Member Research & Reports

UC Irvine: The Location of Accumulated Dust Influences Concentration of Flame Retardant Chemicals and Potential for Human Exposure

The assumption that individuals spend 24 hours at home laying on the floor is not the best approach to estimate exposure to ubiquitous flame retardant chemicals. A first in the U.S., this study directly compared elevated surface dust and floor dust in a gymnasium, offices, classrooms, laboratories, and a campus transportation bus.

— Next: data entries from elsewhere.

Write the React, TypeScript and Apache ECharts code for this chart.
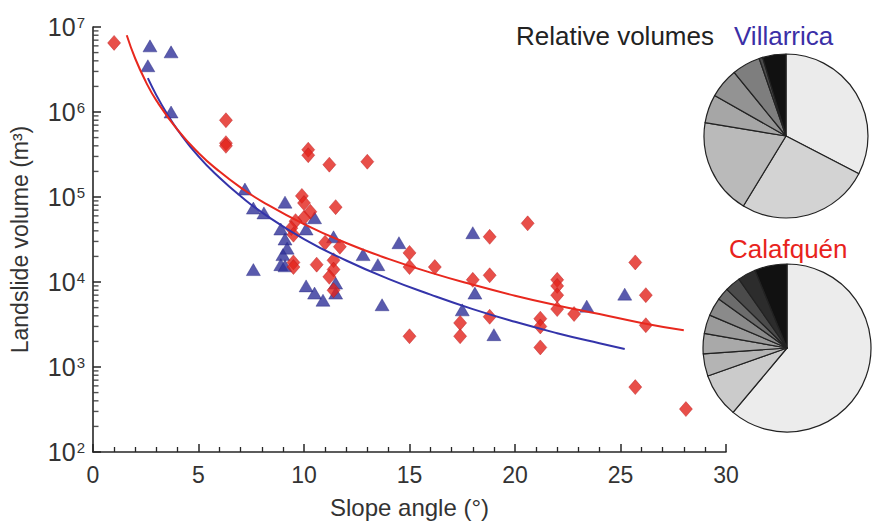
import React, { useEffect, useRef } from "react";
import * as echarts from "echarts";

// Calafquén (red diamonds): slope angle (°) and landslide volume (m³)
const calafquenAngle = [1.0, 6.3, 6.3, 6.3, 10.2, 10.2, 11.2, 13.0, 9.9, 10.0, 11.5, 10.3, 10.0, 9.6, 9.4, 9.5, 11.0, 11.7, 11.4, 9.5, 9.5, 10.6, 11.4, 11.2, 11.4, 15.0, 15.0, 16.2, 17.4, 17.4, 20.6, 18.8, 18.0, 18.8, 22.0, 22.0, 22.0, 22.0, 22.8, 26.2, 25.7, 18.8, 21.2, 21.2, 21.2, 26.2, 25.7, 28.1, 15.0];
const calafquenVolume = [6.5e6, 8.0e5, 4.3e5, 4.0e5, 3.6e5, 3.1e5, 2.4e5, 2.6e5, 1.03e5, 8.5e4, 7.6e4, 6.7e4, 5.7e4, 5.2e4, 4.3e4, 3.6e4, 2.9e4, 2.6e4, 1.8e4, 1.7e4, 1.5e4, 1.6e4, 1.4e4, 1.15e4, 8.0e3, 2.2e4, 1.5e4, 1.5e4, 3.3e3, 2.3e3, 4.9e4, 3.4e4, 1.06e4, 1.2e4, 1.06e4, 9.0e3, 7.0e3, 4.8e3, 4.2e3, 7.0e3, 1.7e4, 3.9e3, 3.7e3, 3.0e3, 1.7e3, 3.1e3, 580, 320, 2.3e3];

// Villarrica (blue triangles)
const villarricaAngle = [2.7, 3.7, 2.6, 3.7, 7.2, 9.1, 7.6, 8.1, 10.5, 8.9, 10.1, 9.1, 9.2, 9.0, 11.4, 12.8, 13.5, 14.5, 8.9, 9.1, 7.6, 10.1, 10.5, 10.9, 11.5, 11.5, 13.7, 17.5, 18.0, 18.1, 19.0, 23.4, 25.2];
const villarricaVolume = [6.0e6, 5.1e6, 3.5e6, 1.0e6, 1.24e5, 8.7e4, 7.4e4, 6.5e4, 5.7e4, 4.2e4, 4.2e4, 3.2e4, 2.5e4, 2.1e4, 3.4e4, 2.1e4, 1.6e4, 2.9e4, 1.6e4, 1.55e4, 1.4e4, 9.0e3, 7.4e3, 6.1e3, 9.7e3, 7.4e3, 5.4e3, 4.7e3, 3.8e4, 7.4e3, 2.4e3, 5.2e3, 7.2e3];

// Fitted trend curves
const calafquenFitAngle = [1.6, 2, 2.5, 3, 4, 5, 6, 7, 8, 10, 12, 14, 16, 18, 20, 22, 24, 26, 28];
const calafquenFitVolume = [8.0e6, 4.26e6, 2.28e6, 1.37e6, 6.2e5, 3.3e5, 1.99e5, 1.29e5, 8.9e4, 4.8e4, 2.88e4, 1.87e4, 1.29e4, 9.3e3, 6.9e3, 5.3e3, 4.2e3, 3.3e3, 2.7e3];
const villarricaFitAngle = [2.6, 3, 3.5, 4, 5, 6, 7, 8, 10, 12, 14, 16, 18, 20, 22, 24, 25.2];
const villarricaFitVolume = [2.5e6, 1.58e6, 9.6e5, 6.2e5, 3.0e5, 1.68e5, 1.02e5, 6.6e4, 3.2e4, 1.79e4, 1.09e4, 7.1e3, 4.8e3, 3.4e3, 2.5e3, 1.9e3, 1.63e3];

// Relative volumes (%), clockwise from 12 o'clock
const villarricaShares = [32.6, 26.1, 18.9, 5.6, 5.9, 5.6, 0.7, 4.6];
const villarricaShades = ["#ebebeb", "#d3d3d3", "#bababa", "#a6a6a6", "#939393", "#7e7e7e", "#4a4a4a", "#111111"];
const calafquenShares = [61.1, 8.5, 4.3, 3.9, 3.6, 3.5, 2.4, 3.0, 3.5, 6.2];
const calafquenShades = ["#ececec", "#cbcbcb", "#b4b4b4", "#a9a9a9", "#9b9b9b", "#8a8a8a", "#6c6c6c", "#4b4b4b", "#2c2c2c", "#111111"];

const yMajorExponents = [2, 3, 4, 5, 6, 7];
const yMinorMultipliers = [2, 3, 4, 5, 6, 7, 8, 9];
const xTickLabels = [0, 5, 10, 15, 20, 25, 30];

const FONT = "Liberation Sans, Arial, sans-serif";
const INK = "#262626";

export default function App() {
  const ref = useRef<HTMLDivElement>(null);
  useEffect(() => {
    if (!ref.current) return;
    const chart = echarts.init(ref.current, null, { renderer: "svg" });

    const minorLogTicks: number[][] = [];
    for (let i = 0; i < yMajorExponents.length - 1; i++) {
      for (const m of yMinorMultipliers) minorLogTicks.push([0, m * Math.pow(10, yMajorExponents[i])]);
    }

    const pair = (xs: number[], ys: number[]) => xs.map((x, i) => [x, ys[i]]);

    const option: any = {
      animation: false,
      backgroundColor: "#ffffff",
      grid: { left: 91, right: 146, top: 27, bottom: 73 },
      xAxis: {
        type: "value",
        min: 0,
        max: 30,
        interval: 5,
        name: "Slope angle (°)",
        nameLocation: "middle",
        nameGap: 43,
        nameTextStyle: { fontSize: 24, color: "#333", fontFamily: FONT },
        axisLine: { onZero: false, lineStyle: { color: INK, width: 1.6 } },
        axisTick: { inside: true, length: 8, lineStyle: { color: INK, width: 1.5 } },
        minorTick: { show: true, splitNumber: 5, length: 5, lineStyle: { color: INK, width: 1.3 } },
        axisLabel: {
          fontSize: 23,
          color: "#333",
          fontFamily: FONT,
          margin: 11,
          formatter: (v: number) => (xTickLabels.includes(v) ? String(v) : ""),
        },
        splitLine: { show: false },
        minorSplitLine: { show: false },
      },
      yAxis: {
        type: "log",
        logBase: 10,
        min: 100,
        max: 1e7,
        splitNumber: 5,
        name: "Landslide volume (m³)",
        nameLocation: "middle",
        nameGap: 62,
        nameTextStyle: { fontSize: 23, color: "#333", fontFamily: FONT },
        axisLine: { lineStyle: { color: INK, width: 1.6 } },
        axisTick: { inside: true, length: 8, lineStyle: { color: INK, width: 1.5 } },
        axisLabel: {
          color: "#333",
          margin: 8,
          formatter: (v: number) => "10{s|" + Math.round(Math.log10(v)) + "}",
          rich: {
            s: { fontSize: 15, color: "#333", fontFamily: FONT, verticalAlign: "top", lineHeight: 14, padding: [0, 0, 12, 1] },
          },
          fontSize: 25,
          fontFamily: FONT,
        },
        splitLine: { show: false },
      },
      graphic: [
        { type: "text", left: 516, top: 23, style: { text: "Relative volumes", fontSize: 26, fill: "#222", fontFamily: FONT } },
        { type: "text", left: 734, top: 23, style: { text: "Villarrica", fontSize: 26, fill: "#3b2fa6", fontFamily: FONT } },
        { type: "text", left: 729, top: 236, style: { text: "Calafquén", fontSize: 26, fill: "#e8231c", fontFamily: FONT } },
      ],
      series: [
        {
          type: "scatter",
          silent: true,
          clip: false,
          symbol: "rect",
          symbolSize: [5, 1.4],
          symbolOffset: [3, 0],
          data: minorLogTicks,
          itemStyle: { color: INK },
          z: 1,
        },
        {
          name: "Villarrica",
          type: "scatter",
          symbol: "triangle",
          symbolSize: [14, 12],
          data: pair(villarricaAngle, villarricaVolume),
          itemStyle: { color: "#2f3199", borderColor: "#262680", borderWidth: 0.5 },
          z: 3,
        },
        {
          name: "Calafquén",
          type: "scatter",
          symbol: "diamond",
          symbolSize: [13, 15],
          data: pair(calafquenAngle, calafquenVolume),
          itemStyle: { color: "#e2231b", borderColor: "#b4141a", borderWidth: 0.5 },
          z: 4,
        },
        {
          type: "line",
          data: pair(villarricaFitAngle, villarricaFitVolume),
          smooth: true,
          showSymbol: false,
          lineStyle: { color: "#3434aa", width: 2 },
          z: 5,
        },
        {
          type: "line",
          data: pair(calafquenFitAngle, calafquenFitVolume),
          smooth: true,
          showSymbol: false,
          lineStyle: { color: "#e8281e", width: 2 },
          z: 5,
        },
        {
          type: "pie",
          center: [786, 136],
          radius: 82,
          startAngle: 90,
          clockwise: true,
          label: { show: false },
          labelLine: { show: false },
          silent: true,
          itemStyle: { borderColor: "#222", borderWidth: 1.2 },
          data: villarricaShares.map((v, i) => ({ value: v, itemStyle: { color: villarricaShades[i] } })),
        },
        {
          type: "pie",
          center: [787, 348],
          radius: 84,
          startAngle: 90,
          clockwise: true,
          label: { show: false },
          labelLine: { show: false },
          silent: true,
          itemStyle: { borderColor: "#222", borderWidth: 1.2 },
          data: calafquenShares.map((v, i) => ({ value: v, itemStyle: { color: calafquenShades[i] } })),
        },
      ],
    };
    chart.setOption(option);
    return () => chart.dispose();
  }, []);
  return <div ref={ref} style={{ position: "fixed", left: 0, top: 0, width: 872, height: 525 }} />;
}
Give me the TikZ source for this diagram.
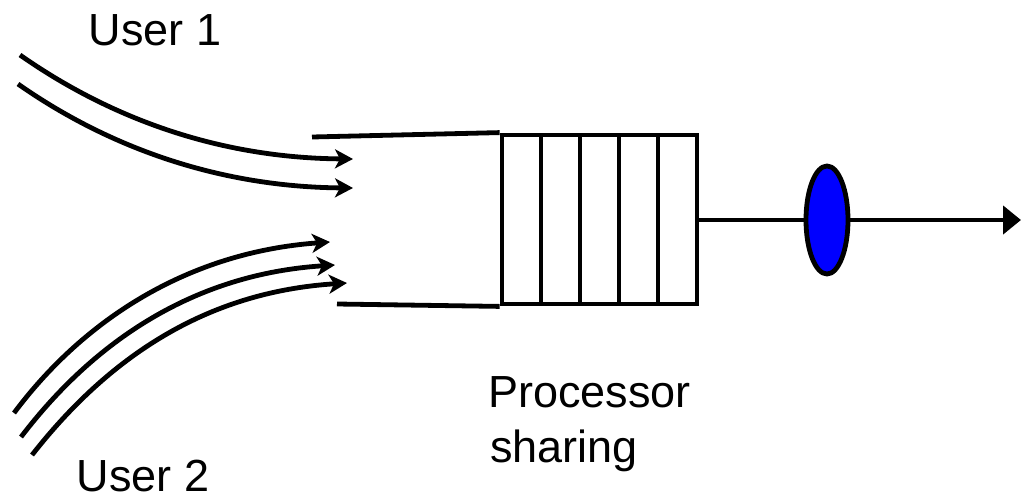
\documentclass[tikz,border=0pt]{standalone}
\usepackage{fontspec}
\setmainfont{Liberation Sans}
\usetikzlibrary{arrows.meta,shapes.geometric}
\begin{document}
\begin{tikzpicture}[x=1pt,y=-1pt,
  flow/.style={line width=4.8pt,-{Stealth[length=18pt,width=19pt,inset=5pt]}},
  wall/.style={line width=4.8pt},
  lbl/.style={font=\fontsize{45}{55}\selectfont,inner sep=0pt,anchor=base west},
  queuebox/.style={draw,line width=4.8pt,rectangle,minimum width=195pt,minimum height=169pt,inner sep=0pt},
  serverstyle/.style={draw,line width=4.8pt,ellipse,fill={rgb,255:red,0;green,0;blue,255},minimum width=42pt,minimum height=108pt,inner sep=0pt}]
\useasboundingbox (0,0) rectangle (1021,496);
% labels
\node[lbl] (u1) at (88.5,45) {User 1};
\node[lbl] (u2) at (76.5,491) {User 2};
\node[lbl] (procA) at (488,407) {Processor};
\node[lbl] (procB) at (490,462) {sharing};
% queue
\node[queuebox] (queue) at (599.5,219.5) {};
\foreach \xx in {541,580,619,658}
  \draw[wall] (\xx,135) -- (\xx,304);
\coordinate (topL) at (312,137);
\coordinate (botL) at (337,304);
\draw[wall] (topL) -- (queue.north west);
\draw[wall] (botL) -- (queue.south west);
% server and output
\node[serverstyle] (server) at (827,220) {};
\coordinate (out) at (1021,220);
\draw[wall] (queue.east |- server) -- (server.west);
\draw[wall,-{Triangle[length=18pt,width=28pt]}] (server.east) -- (out);
% user 1 flows
\coordinate (a1s) at (20,55);  \coordinate (a1e) at (353,159);
\coordinate (a2s) at (18,84);  \coordinate (a2e) at (353,188);
\draw[flow] (a1s) .. controls (120,125) and (230,158) .. (a1e);
\draw[flow] (a2s) .. controls (118,154) and (230,187) .. (a2e);
% user 2 flows
\coordinate (b1s) at (14,413); \coordinate (b1e) at (330,242);
\coordinate (b2s) at (21,437); \coordinate (b2e) at (335,265);
\coordinate (b3s) at (32,455); \coordinate (b3e) at (347,283);
\draw[flow] (b1s) .. controls (85,318) and (190,252) .. (b1e);
\draw[flow] (b2s) .. controls (95,340) and (195,274) .. (b2e);
\draw[flow] (b3s) .. controls (108,358) and (205,292) .. (b3e);
\end{tikzpicture}
\end{document}
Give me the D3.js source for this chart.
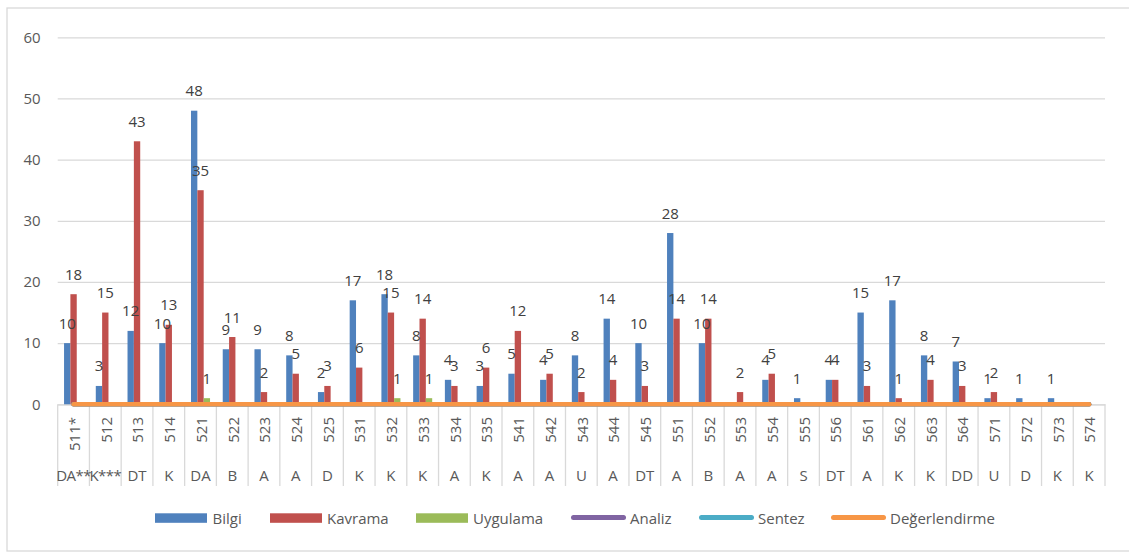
<!DOCTYPE html>
<html><head><meta charset="utf-8">
<script src="https://cdn.jsdelivr.net/npm/d3@7"></script>
<style>
html,body{margin:0;padding:0;background:#fff;}
svg text{font-family:"Open Sans","Noto Sans",sans-serif;}
</style></head>
<body>
<svg id="chart" width="1129" height="552"></svg>
<script>
const codes = ["511*","512","513","514","521","522","523","524","525","531","532","533","534","535","541","542","543","544","545","551","552","553","554","555","556","561","562","563","564","571","572","573","574"];
const groups = ["DA**","K***","DT","K","DA","B","A","A","D","K","K","K","A","K","A","A","U","A","DT","A","B","A","A","S","DT","A","K","K","DD","U","D","K","K"];
const bilgi = [10,3,12,10,48,9,9,8,2,17,18,8,4,3,5,4,8,14,10,28,10,0,4,1,4,15,17,8,7,1,1,1,0];
const kavrama = [18,15,43,13,35,11,2,5,3,6,15,14,3,6,12,5,2,4,3,14,14,2,5,0,4,3,1,4,3,2,0,0,0];
const uygulama = [0,0,0,0,1,0,0,0,0,0,1,1,0,0,0,0,0,0,0,0,0,0,0,0,0,0,0,0,0,0,0,0,0];
const analiz = [0,0,0,0,0,0,0,0,0,0,0,0,0,0,0,0,0,0,0,0,0,0,0,0,0,0,0,0,0,0,0,0,0];
const sentez = [0,0,0,0,0,0,0,0,0,0,0,0,0,0,0,0,0,0,0,0,0,0,0,0,0,0,0,0,0,0,0,0,0];
const degerlendirme = [0,0,0,0,0,0,0,0,0,0,0,0,0,0,0,0,0,0,0,0,0,0,0,0,0,0,0,0,0,0,0,0,0];
const yTicks = [0,10,20,30,40,50,60];

const barSeries = [
  {name:"Bilgi", values:bilgi, color:"#4f81bd"},
  {name:"Kavrama", values:kavrama, color:"#c0504d"},
  {name:"Uygulama", values:uygulama, color:"#9bbb59"}
];
const lineSeries = [
  {name:"Analiz", values:analiz, color:"#8064a2"},
  {name:"Sentez", values:sentez, color:"#4bacc6"},
  {name:"Değerlendirme", values:degerlendirme, color:"#f79646"}
];

(function(){
const svg = d3.select("#chart");
const pL = 57.7, pR = 1105, pT = 37.3, pB = 404.3;
const fs = 15;

// outer border
svg.append("rect").attr("x",7).attr("y",8).attr("width",1140).attr("height",543)
  .attr("fill","none").attr("stroke","#d9d9d9").attr("stroke-width",1.3);

const x = d3.scaleBand().domain(codes).range([pL,pR]).paddingInner(0).paddingOuter(0);
const xs = d3.scaleBand().domain(barSeries.map(s=>s.name)).range([0,x.bandwidth()]).paddingInner(0).paddingOuter(1.0);
const y = d3.scaleLinear().domain([0,60]).range([pB,pT]);

// gridlines + y labels
const yAxis = d3.axisLeft(y).tickValues(yTicks).tickSize(-(pR-pL)).tickPadding(17);
const ga = svg.append("g").attr("transform",`translate(${pL},0)`).call(yAxis);
ga.select(".domain").remove();
ga.selectAll(".tick line").attr("stroke","#d9d9d9").attr("stroke-width",1.3);
ga.selectAll(".tick text").attr("fill","#595959").style("font-size",fs+"px");

// x axis: baseline and separators
const xAxis = d3.axisBottom(x).tickSize(0).tickFormat("");
const gx = svg.append("g").attr("transform",`translate(0,${pB})`).call(xAxis);
gx.select(".domain").attr("stroke","#d9d9d9").attr("stroke-width",1.3);
const seps = codes.map(c=>x(c)).concat([pR]);
svg.append("g").selectAll("line").data(seps).join("line")
  .attr("x1",d=>d).attr("x2",d=>d).attr("y1",pB).attr("y2",486)
  .attr("stroke","#d9d9d9").attr("stroke-width",1.3);

// category labels
svg.append("g").selectAll("text").data(codes).join("text")
  .attr("transform",d=>`translate(${x(d)+x.bandwidth()/2+1},417) rotate(-90)`)
  .attr("text-anchor","end").attr("dy","0.35em")
  .attr("fill","#595959").style("font-size",fs+"px").text(d=>d);
svg.append("g").selectAll("text").data(groups).join("text")
  .attr("x",(d,i)=>x(codes[i])+x.bandwidth()/2).attr("y",481)
  .attr("text-anchor","middle").attr("fill","#595959").style("font-size",fs+"px")
  .style("letter-spacing",d=>d.length>3?"-0.6px":null).text(d=>d);

// bars
const bg = svg.append("g");
barSeries.forEach(s=>{
  bg.append("g").selectAll("rect").data(s.values).join("rect")
    .attr("x",(d,i)=>x(codes[i])+xs(s.name))
    .attr("width",xs.bandwidth())
    .attr("y",d=>y(d)).attr("height",d=>y(0)-y(d))
    .attr("fill",s.color);
});

// lines (zero series)
const line = d3.line().x((d,i)=>x(codes[i])+x.bandwidth()/2).y(d=>y(d));
lineSeries.forEach(s=>{
  svg.append("path").datum(s.values).attr("d",line)
    .attr("fill","none").attr("stroke",s.color).attr("stroke-width",4.6)
    .attr("stroke-linecap","round");
});

// value labels
const lg = svg.append("g");
barSeries.forEach(s=>{
  lg.append("g").selectAll("text").data(s.values.map((v,i)=>({v,i})).filter(d=>d.v!==0)).join("text")
    .attr("x",d=>x(codes[d.i])+xs(s.name)+xs.bandwidth()/2)
    .attr("y",d=>y(d.v)-14.5)
    .attr("text-anchor","middle").attr("fill","#404040").style("font-size",fs+"px")
    .text(d=>d.v);
});

// legend
const leg = svg.append("g");
const legItems = [
  {s:barSeries[0], type:"rect", x0:155, tx:212.5},
  {s:barSeries[1], type:"rect", x0:270, tx:327},
  {s:barSeries[2], type:"rect", x0:416, tx:473},
  {s:lineSeries[0], type:"line", x0:571, tx:630},
  {s:lineSeries[1], type:"line", x0:699, tx:758},
  {s:lineSeries[2], type:"line", x0:831, tx:890}
];
legItems.forEach(it=>{
  if(it.type==="rect"){
    leg.append("rect").attr("x",it.x0).attr("y",513.3).attr("width",52).attr("height",9.5).attr("fill",it.s.color);
  } else {
    leg.append("line").attr("x1",it.x0+2.5).attr("x2",it.x0+52.5).attr("y1",517.5).attr("y2",517.5)
      .attr("stroke",it.s.color).attr("stroke-width",5).attr("stroke-linecap","round");
  }
  leg.append("text").attr("x",it.tx).attr("y",524).attr("fill","#595959").style("font-size",fs+"px").text(it.s.name);
});
})();
</script>
</body></html>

Results of the study, published in the February edition of Environmental Research were based on measurements of 22 flame-retardant chemicals in dust from elevated surfaces and floors in rooms that contain various numbers and sizes of electronic products on a California campus.  Outside the home, most locations have higher concentrations of flame retardant chemicals in elevated surface dust compared to floor dust.

“Our results have important implications for estimating flame retardant chemical exposure,” said Dr. Jaime M. Allgood candidate in the Program in Public Health at UC Irvine and lead author of the study.

The researchers also determined that the concentrations of flame retardant chemicals may be higher in areas with more electronics. However, future studies are needed to confirm this finding.

“We are increasingly dependent on electronic products at home, at work, at play, and while traveling. It is equally important to make these products safe from risks of fire hazards, as it is from toxic chemical exposures,” said Dr. Oladele. A. Ogunseitan, Professor of Public Health at the University of California, Irvine and co-author of this study.

Manuscript authors include Ms. Jaime M. Allgood, Ms. Tamara Jimah, Mr. Ian W. Tang, Dr. Miryha G. Runnerstrom, and Dr. Oladele A. Ogunseitan from the UC Irvine Program in Public Health; Ms. Carolyn M. McClaskey from the Department of Otolaryngology at Medical University of South Carolina; Dr. Mark J. La Guaria from the Department of Aquatic Health Sciences at the College of William and Mary; Ms. Stephanie C. Hammel from the Nicholas School of the Environment at Duke University; and Ms. Maryam M. Zeineddine from the Department of Interdisciplinary Studies at UC Berkeley.